Project Civility originated in Carmel, Indiana, as a grassroots initiative centered around a belief that by cultivating civility in smaller communities across the country, it can expand to everyone.
Inspiring positive societal change can only happen if civil discourse takes place first. Once we practice and learn to project civility in conversation, positive change will reverberate from our local communities and extend to the entire nation.
“This has really become a topic of our time because we’ve seen so much, I guess I would say, uncivility, incivility and aggression, you know, within our culture,” said Jim Dutton, a pilot for one of the final NASA space shuttle missions and U.S. Air Force Academy (USAFA) alum. “So, how do we get back to the point where we can even have hard conversations together with people and still have mutual respect for one another?”
Dutton spoke at the event in Black Forest, where he shared how he was able to put that into practice with his seven-person crew during the STS-131 Discovery in 2010–a resupply mission to the International Space Station (ISS).
“I do believe we were a very successful crew in the sense of working well together,” Dutton said. “We were the last seven-astronaut crew on the space shuttle, so after our mission, there were four more. They were all smaller-sized. So we had more people. And yet, as we went through our training, the NASA trainers, we constantly got feedback that people were like, you know, ‘You guys seemed to really like each other.'”

He attributed some of that to the culture his commander had set, but also their built-in ‘shock absorbers’.
“We’re going to all have things happen where somebody rubs you wrong, but there was, I would say, a group of seven people that had a made a decision that we’re going to work together and be a team,” Dutton said. “It’s amazing what keeping a sense of humor does for deflating tense times and we certainly had some tense times, you know, in training. Times where things went wrong, we made mistakes, people made mistakes and we were learning from it but it was frustrating and you can take it out on each other or you can just own it and try and get better.”

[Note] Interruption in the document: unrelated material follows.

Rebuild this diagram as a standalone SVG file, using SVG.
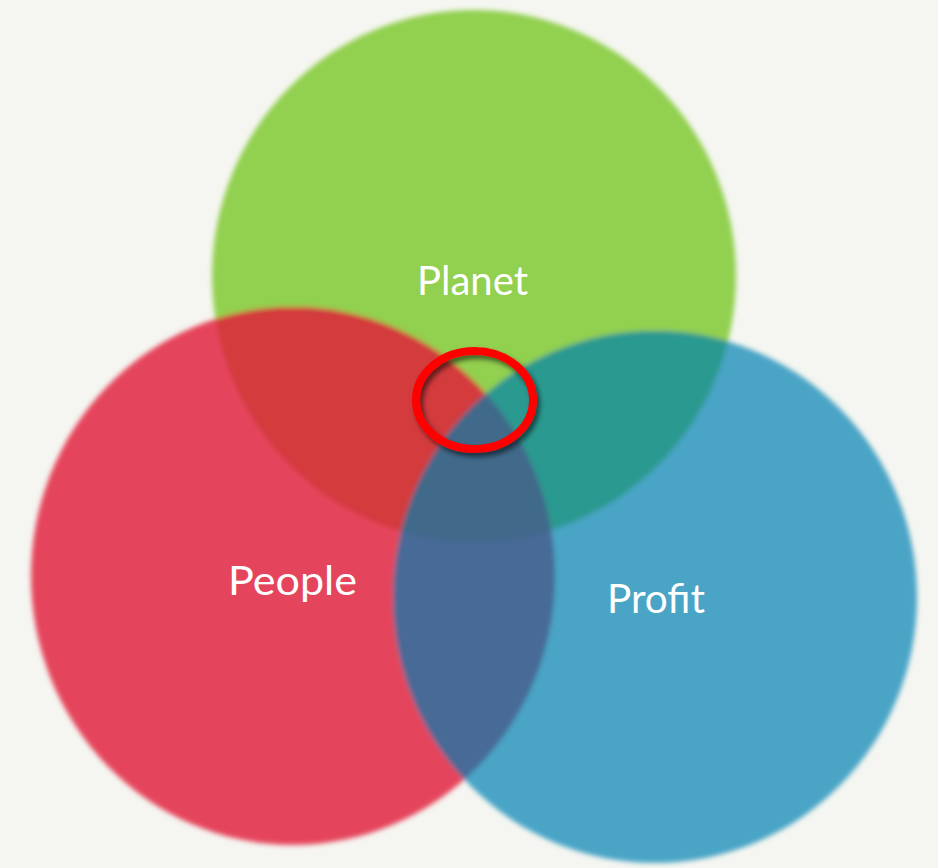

He said this is something people can incorporate into their daily lives. It all starts with a mindset, and thinking the best about people before jumping to a conclusion, especially when someone wrongs you or cuts you off in traffic.
“Try to imagine the best possible thing for them rather than going down the road of like, ‘How rude, you know, that was.’ So, that’s a helpful mental technique too, right? Is look for the best in other people, assume the best,” Dutton said.
He added that kindness is contagious, but so is aggression, so stopping it in its tracks before it can spread can make the difference.
“We need people to just go, ‘I’m done with all the incivility in the world right now that we see happening in our culture. I’m going to help turn it around. I’m going to turn off social media and I’m going to go take a positive step to help make a difference,'” said Dutton.